** REQUIRED WORK **
Do not repeat pictures. Repeat exactly the lines of the listing below from its first line through the line with "return (fx - X0PX) / PX".

** SUPPLIED MATERIAL **
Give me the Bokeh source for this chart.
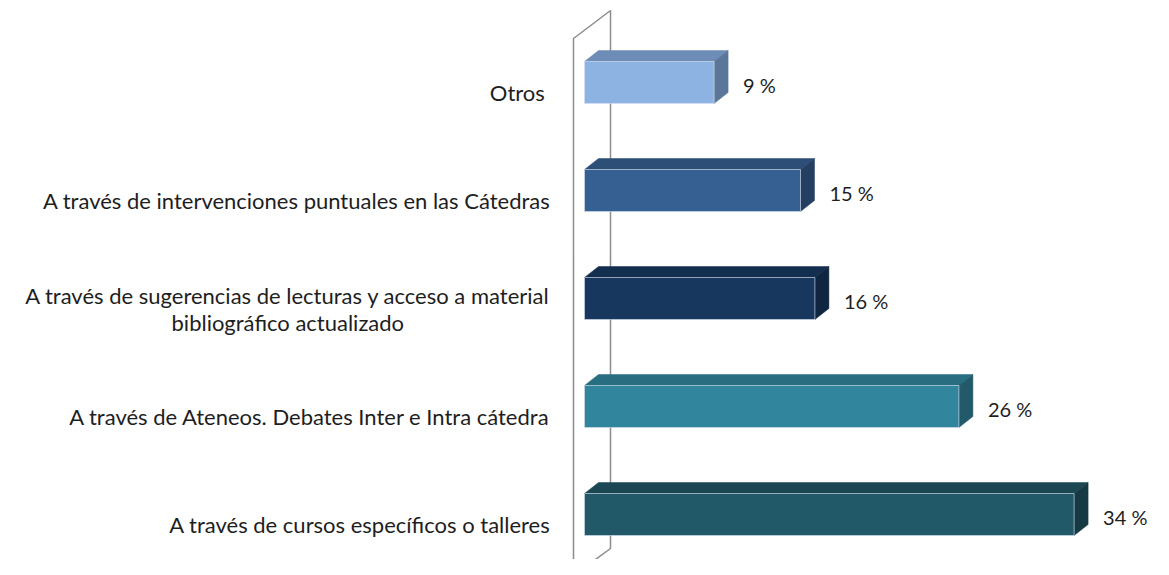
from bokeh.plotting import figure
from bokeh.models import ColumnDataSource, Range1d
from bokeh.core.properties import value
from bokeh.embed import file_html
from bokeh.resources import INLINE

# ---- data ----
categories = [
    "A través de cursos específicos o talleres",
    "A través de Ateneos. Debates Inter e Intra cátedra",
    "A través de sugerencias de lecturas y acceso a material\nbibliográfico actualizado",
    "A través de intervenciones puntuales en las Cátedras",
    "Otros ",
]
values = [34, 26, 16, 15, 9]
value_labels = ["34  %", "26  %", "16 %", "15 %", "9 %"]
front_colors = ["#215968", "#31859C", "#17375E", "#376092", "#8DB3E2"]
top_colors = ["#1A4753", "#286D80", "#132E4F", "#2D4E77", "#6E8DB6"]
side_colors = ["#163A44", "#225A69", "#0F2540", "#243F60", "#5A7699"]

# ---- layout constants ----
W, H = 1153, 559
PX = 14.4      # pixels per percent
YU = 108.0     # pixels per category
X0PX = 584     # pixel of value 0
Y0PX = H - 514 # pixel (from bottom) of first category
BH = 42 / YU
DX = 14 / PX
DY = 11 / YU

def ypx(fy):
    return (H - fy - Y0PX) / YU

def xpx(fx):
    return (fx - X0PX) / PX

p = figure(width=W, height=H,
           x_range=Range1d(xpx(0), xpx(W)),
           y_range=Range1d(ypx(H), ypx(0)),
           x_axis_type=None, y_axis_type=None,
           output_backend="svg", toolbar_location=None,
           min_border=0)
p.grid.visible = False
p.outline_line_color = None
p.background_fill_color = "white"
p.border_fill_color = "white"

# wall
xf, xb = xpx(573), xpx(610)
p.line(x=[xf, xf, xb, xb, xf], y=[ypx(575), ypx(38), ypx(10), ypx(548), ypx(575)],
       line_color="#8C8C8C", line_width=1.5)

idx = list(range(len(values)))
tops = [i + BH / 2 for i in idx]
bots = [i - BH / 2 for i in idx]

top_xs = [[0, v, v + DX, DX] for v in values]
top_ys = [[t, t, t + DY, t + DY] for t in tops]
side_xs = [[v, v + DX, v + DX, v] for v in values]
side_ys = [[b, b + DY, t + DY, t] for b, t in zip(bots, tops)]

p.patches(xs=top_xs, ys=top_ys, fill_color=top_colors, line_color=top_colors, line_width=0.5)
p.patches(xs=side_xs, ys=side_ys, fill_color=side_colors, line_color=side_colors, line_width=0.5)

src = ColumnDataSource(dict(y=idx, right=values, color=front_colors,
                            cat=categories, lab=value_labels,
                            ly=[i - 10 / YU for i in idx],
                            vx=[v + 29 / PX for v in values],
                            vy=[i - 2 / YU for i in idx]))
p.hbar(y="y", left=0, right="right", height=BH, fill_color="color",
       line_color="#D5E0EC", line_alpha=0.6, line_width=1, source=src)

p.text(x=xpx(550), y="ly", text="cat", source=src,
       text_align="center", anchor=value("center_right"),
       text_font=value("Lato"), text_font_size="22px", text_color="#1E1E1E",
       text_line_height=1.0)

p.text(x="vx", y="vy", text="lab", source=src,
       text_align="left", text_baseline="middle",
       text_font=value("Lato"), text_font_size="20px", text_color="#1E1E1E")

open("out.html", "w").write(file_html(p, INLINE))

** ANSWER FOR THIS EXERCISE **
Give me the Bokeh source for this chart.
from bokeh.plotting import figure
from bokeh.models import ColumnDataSource, Range1d
from bokeh.core.properties import value
from bokeh.embed import file_html
from bokeh.resources import INLINE

# ---- data ----
categories = [
    "A través de cursos específicos o talleres",
    "A través de Ateneos. Debates Inter e Intra cátedra",
    "A través de sugerencias de lecturas y acceso a material\nbibliográfico actualizado",
    "A través de intervenciones puntuales en las Cátedras",
    "Otros ",
]
values = [34, 26, 16, 15, 9]
value_labels = ["34  %", "26  %", "16 %", "15 %", "9 %"]
front_colors = ["#215968", "#31859C", "#17375E", "#376092", "#8DB3E2"]
top_colors = ["#1A4753", "#286D80", "#132E4F", "#2D4E77", "#6E8DB6"]
side_colors = ["#163A44", "#225A69", "#0F2540", "#243F60", "#5A7699"]

# ---- layout constants ----
W, H = 1153, 559
PX = 14.4      # pixels per percent
YU = 108.0     # pixels per category
X0PX = 584     # pixel of value 0
Y0PX = H - 514 # pixel (from bottom) of first category
BH = 42 / YU
DX = 14 / PX
DY = 11 / YU

def ypx(fy):
    return (H - fy - Y0PX) / YU

def xpx(fx):
    return (fx - X0PX) / PX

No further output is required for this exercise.